Davis, who hit the game-winner in Orlando on Sunday, didn't have one knockout blow in Game 5. Instead, his jab (steps) and hook (shots) led to eight fourth-quarter points that helped soften the Magic's middle.

Marbury gave the Celtics a circa-2003 postseason performance, scoring all 12 of his points in the fourth quarter to help keep the Celtics close before Doc Rivers -- like Van Gundy -- lifted a hot hand and replaced him with a starter. But Marbury gave the Celtics what they needed -- a couple of defibrillator paddles right to the heart.

"I thought Stephon Marbury and Big Baby in that one stretch kept us alive," Rivers said. "And then, the tough call for me was then going back with the starters.

"And you know, I just thought that they knew the stuff better down the stretch. I thought it was going to be a game of execution down the stretch for us. So, that's why I did it."

So, both coaches made the same moves -- putting the starters back in -- and in the end, the Celtics executed better than the Magic did, especially on the defensive end.

Unlike Game 1, where they built a 28-point lead and held on for a five-point win, tonight Orlando found out that a lead half as big wasn't nearly good enough. The Magic went 5:32 of the final 5:39 without scoring -- eight consecutive possessions.

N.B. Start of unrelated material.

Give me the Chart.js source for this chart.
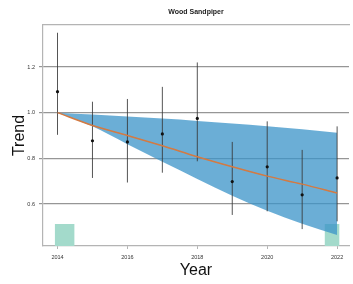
<!DOCTYPE html>
<html>
<head>
<meta charset="utf-8">
<script src="https://cdn.jsdelivr.net/npm/chart.js@4.4.1/dist/chart.umd.min.js"></script>
<style>
body{margin:0;background:#fff;}
</style>
</head>
<body>
<canvas id="trend-chart" width="353" height="284"></canvas>
<script>
//Data
const years = [2014, 2015, 2016, 2017, 2018, 2019, 2020, 2021, 2022];
const index = [1.092, 0.877, 0.872, 0.907, 0.975, 0.698, 0.763, 0.640, 0.714];
const ciLow = [0.903, 0.714, 0.694, 0.737, 0.787, 0.552, 0.568, 0.490, 0.524];
const ciHigh = [1.350, 1.048, 1.060, 1.113, 1.220, 0.872, 0.962, 0.837, 0.940];
const trend = [1.000, 0.944, 0.900, 0.855, 0.807, 0.763, 0.722, 0.687, 0.648];
const bandHigh = [1.000, 0.992, 0.983, 0.974, 0.964, 0.953, 0.941, 0.927, 0.912];
const bandLow = [1.000, 0.940, 0.862, 0.785, 0.710, 0.636, 0.570, 0.513, 0.464];
const refStart = [2013.92, 2021.64];
const refEnd = [2014.49, 2022.07];
const refTop = 0.512;
const xTicks = [2014, 2016, 2018, 2020, 2022];
const yTicks = [0.6, 0.8, 1.0, 1.2];

const chartEl = document.querySelector('#trend-chart');
const gridGrey = 'rgba(100,100,100,0.68)';
const axisGrey = '#b4b4b4';
const xMin = 2013.585, xMax = 2022.34;

Chart.defaults.font.family = '"Liberation Sans", Arial, sans-serif';

const pts = (ys) => years.map((x, i) => ({x: x, y: ys[i]}));

let datasets = [];

//points + trend
datasets.push({data: pts(index), showLine: false, pointRadius: 1.6, pointBackgroundColor: '#111',
    pointBorderWidth: 0, order: 0});
datasets.push({data: pts(trend), borderColor: 'rgb(212,122,66)', borderWidth: 1.5, pointRadius: 0,
    cubicInterpolationMode: 'monotone', fill: false, order: 1});

//error bars
years.forEach((yr, i) => {
    datasets.push({data: [{x: yr, y: ciLow[i]}, {x: yr, y: ciHigh[i]}], borderColor: 'rgba(55,55,55,0.85)',
        borderWidth: 1, pointRadius: 0, fill: false, order: 2});
});

//confidence band
datasets.push({data: pts(bandHigh), borderWidth: 0, borderColor: 'transparent', pointRadius: 0,
    cubicInterpolationMode: 'monotone', backgroundColor: 'rgba(58,147,200,0.75)', fill: '+1', order: 3});
datasets.push({data: pts(bandLow), borderWidth: 0, borderColor: 'transparent', pointRadius: 0,
    cubicInterpolationMode: 'monotone', fill: false, order: 3});

//reference blocks
refStart.forEach((s, i) => {
    datasets.push({data: [{x: s, y: refTop}, {x: refEnd[i], y: refTop}], borderWidth: 0,
        borderColor: 'transparent', pointRadius: 0, backgroundColor: 'rgb(163,218,203)', fill: 'start', order: 4});
});

const theChart = new Chart(chartEl, {
    type: 'line',
    data: {datasets: datasets},
    options: {
        responsive: false,
        animation: false,
        devicePixelRatio: 1,
        layout: {padding: 0},
        plugins: {legend: {display: false}, tooltip: {enabled: false}},
        scales: {
            x: {
                type: 'linear', position: 'bottom', min: xMin, max: xMax,
                afterBuildTicks: (s) => { s.ticks = xTicks.map(v => ({value: v})); },
                afterFit: (s) => { s.height = 38; },
                grid: {drawOnChartArea: false, drawTicks: true, tickLength: 3, color: axisGrey, lineWidth: 1},
                border: {color: axisGrey, width: 1.2},
                ticks: {font: {size: 5.5}, color: '#333', padding: 5, maxRotation: 0, callback: (v) => String(v)},
                title: {display: true, text: 'Year', font: {size: 16}, color: '#111', padding: {top: 0, bottom: 3.5}}
            },
            x2: {
                type: 'linear', position: 'top', min: xMin, max: xMax,
                ticks: {display: false},
                grid: {display: false},
                border: {color: axisGrey, width: 1.2},
                afterFit: (s) => { s.height = 25; },
                title: {display: true, text: 'Wood Sandpiper', font: {size: 7, weight: 'bold'}, color: '#222',
                    padding: {top: 7.5, bottom: 0}}
            },
            y: {
                min: 0.416, max: 1.384, z: 1,
                afterBuildTicks: (s) => { s.ticks = yTicks.map(v => ({value: v})); },
                afterFit: (s) => { s.width = 43; },
                grid: {color: gridGrey, lineWidth: 1.2, tickLength: 4},
                border: {color: axisGrey, width: 1.2},
                ticks: {font: {size: 5.5}, color: '#333', padding: 4, callback: (v) => v.toFixed(1)},
                title: {display: true, text: 'Trend', font: {size: 16}, color: '#111', padding: {top: 10, bottom: 0}}
            }
        }
    }
});
</script>
</body>
</html>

The play-by-play sheet had a lot "missed" on the Magic side. Nowhere in the play-by-play did the words "opportunity" appear, but the Magic knew they let another one get away.

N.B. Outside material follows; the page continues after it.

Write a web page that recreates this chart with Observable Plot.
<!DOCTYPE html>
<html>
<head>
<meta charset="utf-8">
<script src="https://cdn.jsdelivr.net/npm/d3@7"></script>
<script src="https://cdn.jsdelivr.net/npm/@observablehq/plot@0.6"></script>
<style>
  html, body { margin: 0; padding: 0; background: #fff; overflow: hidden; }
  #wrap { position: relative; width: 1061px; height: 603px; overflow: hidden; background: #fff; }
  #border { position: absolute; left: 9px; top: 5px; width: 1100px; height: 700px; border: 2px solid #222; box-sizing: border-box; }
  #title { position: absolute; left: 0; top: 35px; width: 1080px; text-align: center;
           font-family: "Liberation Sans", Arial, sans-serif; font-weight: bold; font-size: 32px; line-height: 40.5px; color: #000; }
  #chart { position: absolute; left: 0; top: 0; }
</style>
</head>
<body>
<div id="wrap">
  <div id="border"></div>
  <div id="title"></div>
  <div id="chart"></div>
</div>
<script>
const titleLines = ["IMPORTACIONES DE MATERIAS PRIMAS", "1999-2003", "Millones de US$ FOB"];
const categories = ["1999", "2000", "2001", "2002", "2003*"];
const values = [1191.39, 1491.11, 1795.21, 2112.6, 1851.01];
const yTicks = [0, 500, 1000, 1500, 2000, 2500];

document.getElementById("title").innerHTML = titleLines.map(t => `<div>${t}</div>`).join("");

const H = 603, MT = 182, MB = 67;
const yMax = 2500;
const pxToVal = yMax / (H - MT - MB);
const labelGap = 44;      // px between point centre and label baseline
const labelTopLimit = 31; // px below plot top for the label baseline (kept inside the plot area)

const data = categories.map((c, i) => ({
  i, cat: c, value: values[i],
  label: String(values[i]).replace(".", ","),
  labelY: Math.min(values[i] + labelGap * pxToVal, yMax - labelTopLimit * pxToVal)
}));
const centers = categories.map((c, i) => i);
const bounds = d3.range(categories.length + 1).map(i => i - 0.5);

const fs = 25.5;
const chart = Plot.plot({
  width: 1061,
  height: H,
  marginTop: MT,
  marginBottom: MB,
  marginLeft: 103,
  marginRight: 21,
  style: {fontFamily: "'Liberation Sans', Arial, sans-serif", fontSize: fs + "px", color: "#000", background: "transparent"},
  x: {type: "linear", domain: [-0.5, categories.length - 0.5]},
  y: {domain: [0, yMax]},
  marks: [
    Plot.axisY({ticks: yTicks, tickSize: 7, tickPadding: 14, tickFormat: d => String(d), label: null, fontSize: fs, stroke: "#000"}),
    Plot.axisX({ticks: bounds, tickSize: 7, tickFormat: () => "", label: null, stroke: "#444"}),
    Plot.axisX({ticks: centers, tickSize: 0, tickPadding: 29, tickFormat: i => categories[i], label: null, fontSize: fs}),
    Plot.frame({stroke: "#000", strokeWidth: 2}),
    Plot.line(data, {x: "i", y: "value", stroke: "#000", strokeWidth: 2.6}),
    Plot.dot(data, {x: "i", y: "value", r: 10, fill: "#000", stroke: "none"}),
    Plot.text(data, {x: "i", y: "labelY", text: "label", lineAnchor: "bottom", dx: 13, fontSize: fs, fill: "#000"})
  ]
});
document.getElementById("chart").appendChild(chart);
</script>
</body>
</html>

"It's not going to be perfect every night," Howard said. "But when you have a big lead against a team like Boston, [in the] fourth quarter, on their home court. You have to bury them, keep the crowd quiet."

But the Magic couldn't keep the crowd or the Celtics' starters quiet for long. Paul Pierce made a tough layup to cut the lead to four. Ray Allen looked ready to break out of a series-long slump after finally finding some room, but found a cutting Kendrick Perkins for a layup to cut the lead to two.

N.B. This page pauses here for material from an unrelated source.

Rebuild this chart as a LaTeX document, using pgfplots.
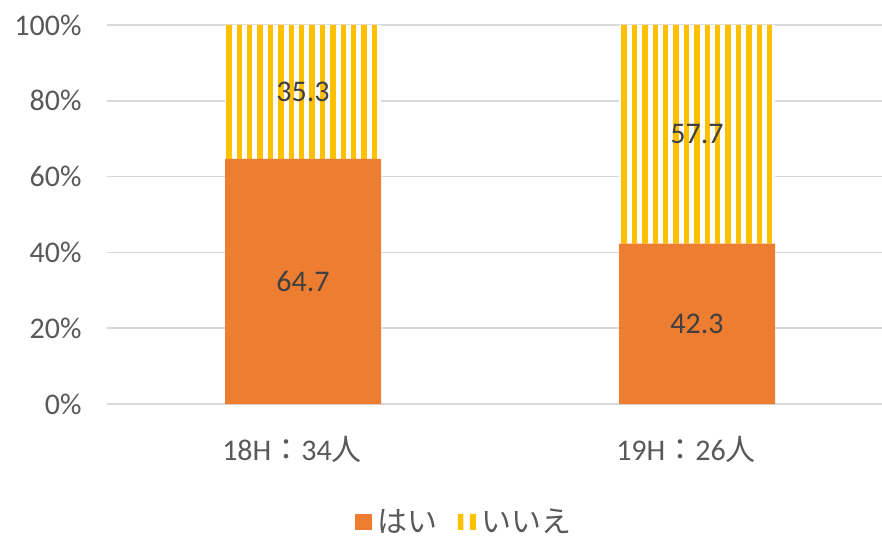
\documentclass[border=0pt]{standalone}
\usepackage{pgfplots}
\pgfplotsset{compat=1.18}
\usetikzlibrary{patterns.meta}
\usepackage{fontspec}
\setmainfont{Carlito}
\newfontfamily\cjk{Noto Sans CJK JP}
\definecolor{orng}{HTML}{ED7D31}
\definecolor{ylw}{HTML}{FFC000}
\definecolor{txt}{HTML}{595959}
\definecolor{lbl}{HTML}{404040}
\definecolor{grd}{HTML}{D9D9D9}
\newcommand{\fs}{\fontsize{30}{36}\selectfont}
\begin{document}
\begin{tikzpicture}
\path[use as bounding box] (-107pt,-134pt) rectangle (775pt,404pt);
\begin{axis}[
  at={(0pt,0pt)}, anchor=south west,
  scale only axis,
  width=775pt, height=379pt,
  ybar stacked,
  bar width=156pt,
  xmin=-0.4975, xmax=1.4695,
  ymin=0, ymax=100,
  xtick={0,1},
  xticklabels={18H{\cjk ：}34{\cjk 人}, 19H{\cjk ：}26{\cjk 人}},
  ytick={0,20,40,60,80,100},
  yticklabel={\pgfmathprintnumber{\tick}\%},
  /pgf/number format/assume math mode=true,
  tick label style={font=\fs, text=txt},
  xticklabel style={yshift=-29pt, xshift=-11pt},
  yticklabel style={xshift=-22pt},
  major tick length=0pt,
  tick style={draw=none},
  axis line style={draw=none},
  ymajorgrids,
  grid style={color=grd, line width=1.5pt},
  legend style={at={(0.461,-0.311)}, anchor=center, draw=none, fill=none,
    legend columns=-1, font=\fs\cjk, text=txt,
    /tikz/every even column/.append style={column sep=18pt}},
]
\addplot[fill=orng, draw=none,
  legend image code/.code={\fill[orng] (0pt,-8pt) rectangle (17pt,8pt); \path (21pt,0pt);}]
  coordinates {(0,64.7) (1,42.3)};
\addplot[fill=white, draw=none, postaction={pattern={Lines[angle=90, distance=10.4pt, line width=5.4pt]}, pattern color=ylw},
  legend image code/.code={%
    \pgfsetfillcolor{ylw}%
    \pgfpathrectangle{\pgfpoint{0pt}{-8pt}}{\pgfpoint{5.5pt}{16pt}}%
    \pgfpathrectangle{\pgfpoint{12pt}{-8pt}}{\pgfpoint{6pt}{16pt}}%
    \pgfusepath{fill}%
    \pgfpathmoveto{\pgfpoint{22pt}{0pt}}\pgfusepath{discard}}]
  coordinates {(0,35.3) (1,57.7)};
\legend{はい, いいえ}
\end{axis}
\begin{axis}[
  at={(0pt,0pt)}, anchor=south west,
  scale only axis,
  width=775pt, height=379pt,
  xmin=-0.4975, xmax=1.4695,
  ymin=0, ymax=100,
  hide axis,
]
\addplot[draw=none, mark=none, nodes near coords, point meta=explicit symbolic,
  every node near coord/.append style={anchor=center, font=\fs, text=lbl}]
  coordinates {(0,32.35) [64.7] (1,21.15) [42.3] (0,82.35) [35.3] (1,71.15) [57.7]};
\end{axis}
\end{tikzpicture}
\end{document}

Then Allen hit his second 3-pointer of the game from the same spot he drilled the game-winner in Game 2 against Chicago in the first round. This trey also gave the Celtics a lead they wouldn't relinquish.

Yet, the game would not be complete without controversy. With the shot clock winding down and 36 seconds to go in the game, Rajon Rondo hoisted a 30-footer that looked as if it went 29-feet, 10-inches. As the horn went off, the Celtics immediately started to signal that the ball hit the rim. The refs conferred and concluded, yep, it did. Celtics ball with a new 24 and the Magic's hearts broken anew.

"I thought it was way short," Van Gundy said. "You guys can watch the film as well as I can and write it."

That one play, however, didn't lose the game for the Magic. It was just one of many which contributed to a loss, a defeat which could very well pave the way for the Magic to start their summer early.